Boracay is overpopulated.
It is polluted, however hard its local government tries to maintain and manage its environment, tight “highways”, drainage system and all.
It no longer speaks the language of the locals who have long tried to keep the island theirs until big money came and gobbled up its white sand beach and then inwards, where hotels and mansions owned by the rich and several prominent people and active and retired politicians rose.
And despite the new money which flowed, Boracay is now host to slum areas which shadow the majestic structures built by the hands of its new residents.
Many of those who worked on these new buildings did not leave. They brought in their families with them to pounce on the opportunities presented by the influx of a thriving tourism business in the island.
Many had decided to transplant to Boracay because there is work everywhere. You only need to walk its beach with a little expertise in hair braiding, massage, sales and what not, its old and new residents could say they have found “work” that easily.
Its new residents say they can survive well in Boracay. Life elsewhere is tough, they said, with no guarantee of work and living that Boracay is giving them.
The Boracay LGU and the national government overseeing it do not lack laws to prevent what its old residents have feared of Boracay’s imploding.
But it would soon collapse, and President Duterte is not wrong in reminding its LGU and its people to shape up and threatening to close the island down if they would not do so.
Boracay’s new businesses have complied with the requirements necessary to obtain permits to construct new buildings, this rubbernecker was told by an old resident privy to the goings-on in the island.
But he said Boracay could no longer handle the influx of people and the new residents still seeking to live in the island to squeeze it of whatever opportunities are left to make their families survive because there are less or no jobs available to them in their old places.
These settlers are competing against the islands’ original people for the jobs, mainly manual at construction sites as blue and white collar jobs in hotels and offices have been filled with those brought in by their companies from outside of Bora.
Others have remained small farmers and fishermen. But they have ventured out and farther as well as a catch is no longer guaranteed in the waters near where the tourists frolic.
From time to time, the LGU receives and gives out warnings about the fecal content of Boracay’s waters.
The island does not have an efficient waste management program and only the new structures have been able to comply with the environmental laws, if they really did.
The residents just dugged and dugged its soft clays and that is now described by President Duterte to have created a “cesspool.”
But bets are high he cannot impose his threat to “close down” the island in six months if not much is done about it.

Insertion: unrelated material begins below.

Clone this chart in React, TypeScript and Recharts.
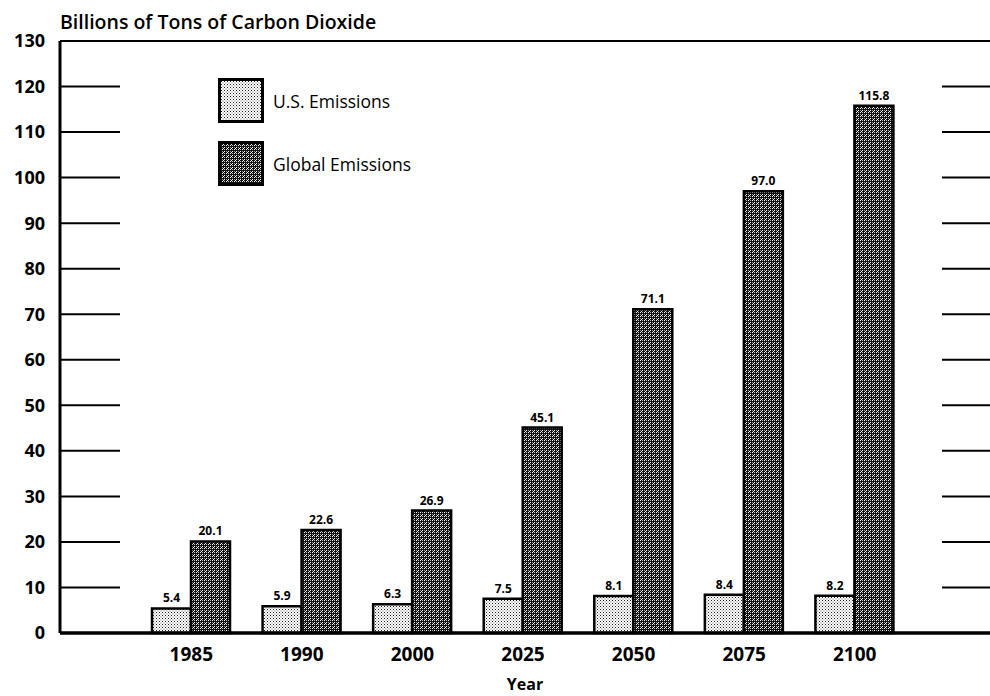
import { BarChart, Bar, XAxis, YAxis, CartesianGrid, ReferenceLine, LabelList } from "recharts";

const years = ["1985", "1990", "2000", "2025", "2050", "2075", "2100"];
const usEmissions = [5.4, 5.9, 6.3, 7.5, 8.1, 8.4, 8.2];
const globalEmissions = [20.1, 22.6, 26.9, 45.1, 71.1, 97.0, 115.8];
const yTicks = [0, 10, 20, 30, 40, 50, 60, 70, 80, 90, 100, 110, 120, 130];

const data = years.map((year, i) => ({
  year,
  us: usEmissions[i],
  global: globalEmissions[i],
}));

const font = "'Open Sans', 'DejaVu Sans', sans-serif";

const series = [
  { key: "us", name: "U.S. Emissions", fill: "url(#usDots)" },
  { key: "global", name: "Global Emissions", fill: "url(#globalHatch)" },
];

// legend drawn by hand, recharts' Legend steals plot height
function LegendBox() {
  return (
    <div style={{ position: "absolute", left: 218, top: 78, fontFamily: font }}>
      {series.map((s, i) => (
        <div key={s.key} style={{ display: "flex", alignItems: "center", marginBottom: i === 0 ? 18 : 0 }}>
          <svg width={46} height={45} style={{ display: "block" }}>
            <rect x={1.5} y={1.5} width={43} height={42} fill={s.fill} stroke="#000" strokeWidth={3} />
          </svg>
          <span style={{ marginLeft: 9, fontSize: 17.5, color: "#000", whiteSpace: "nowrap" }}>{s.name}</span>
        </div>
      ))}
    </div>
  );
}

const fmt = (v: number) => v.toFixed(1);

export default function App() {
  return (
    <div style={{ position: "absolute", left: 0, top: 0, width: 990, height: 696, background: "#fff" }}>
      <div
        style={{
          position: "absolute",
          left: 60,
          top: 8,
          fontFamily: font,
          fontSize: 19.5,
          fontWeight: 600,
          color: "#000",
          whiteSpace: "nowrap",
        }}
      >
        Billions of Tons of Carbon Dioxide
      </div>
      <BarChart
        width={990}
        height={696}
        data={data}
        margin={{ top: 41, right: 0, bottom: 0, left: 0 }}
        barSize={39}
        barGap={0}
      >
        <defs>
          <pattern id="usDots" width="3" height="3" patternUnits="userSpaceOnUse">
            <rect width="3" height="3" fill="#fff" />
            <rect x="0" y="0" width="1" height="1" fill="#222" />
            <rect x="1.5" y="1.5" width="1" height="1" fill="#666" />
          </pattern>
          <pattern id="globalHatch" width="4" height="4" patternUnits="userSpaceOnUse">
            <rect width="4" height="4" fill="#111" />
            <rect x="0" y="0" width="1" height="1" fill="#fff" />
            <rect x="2" y="2" width="1" height="1" fill="#fff" />
            <rect x="2" y="0" width="1" height="1" fill="#bbb" />
            <rect x="0" y="2" width="1" height="1" fill="#999" />
            <rect x="1" y="3" width="1" height="1" fill="#eee" />
          </pattern>
        </defs>
        <CartesianGrid
          vertical={false}
          stroke="#000"
          strokeWidth={2}
          strokeDasharray="60 822 48"
        />
        <ReferenceLine y={130} stroke="#000" strokeWidth={2} />
        <ReferenceLine y={0} stroke="#000" strokeWidth={3} />
        <XAxis
          dataKey="year"
          height={63}
          padding={{ left: 76, right: 80 }}
          axisLine={{ stroke: "#000", strokeWidth: 3 }}
          tickLine={false}
          tickSize={0}
          tickMargin={15}
          tick={{ fontFamily: font, fontSize: 19, fontWeight: 700, fill: "#000" }}
          label={{
            value: "Year",
            position: "insideBottom",
            offset: 6,
            style: { fontFamily: font, fontSize: 16, fontWeight: 700, fill: "#000" },
          }}
        />
        <YAxis
          width={60}
          domain={[0, 130]}
          ticks={yTicks}
          interval={0}
          axisLine={{ stroke: "#000", strokeWidth: 3 }}
          tickLine={false}
          tickSize={0}
          tickMargin={15}
          tick={{ fontFamily: font, fontSize: 18, fontWeight: 700, fill: "#000" }}
        />
        {series.map((s) => (
          <Bar
            key={s.key}
            dataKey={s.key}
            name={s.name}
            fill={s.fill}
            stroke="#000"
            strokeWidth={2.5}
            isAnimationActive={false}
          >
            <LabelList
              dataKey={s.key}
              position="top"
              offset={6}
              formatter={(v: any) => fmt(Number(v))}
              style={{ fontFamily: font, fontSize: 12, fontWeight: 700, fill: "#000" }}
            />
          </Bar>
        ))}
      </BarChart>
      <LegendBox />
    </div>
  );
}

It was not the first time President Duterte had given his men a six-month deadline and we all know it.
Maybe the order was meant for Boracay’s residents, including those in the shanties who could not afford to even build toilets.
But the big business which has invaded the island and took its grandeur?
The next festivals have been planned and their guests will continue to come in for party time.

1 comment

  • JVV123

    I don't know if the threat to close Boracay beach would work. Cleanliness has both mental and physical aspects to it and for Filipinos to be adept at these concepts need to learn the practice at an early age. But I'm sorry but this is one area where we are totally deficient. We tend to throw things around and littering is something rampant almost everywhere in the country. Poverty might have exacerbated the problem but it's more of attitude, upbringing and discipline. And the president may not be the right person to demand people clean up the environment for he himself is deficient in another aspect of cleaning- his mouth. He has a filthy orifice. And if it's a shame to have a filthy Boracay, it's even worse and a national disgrace to have one on the president himself.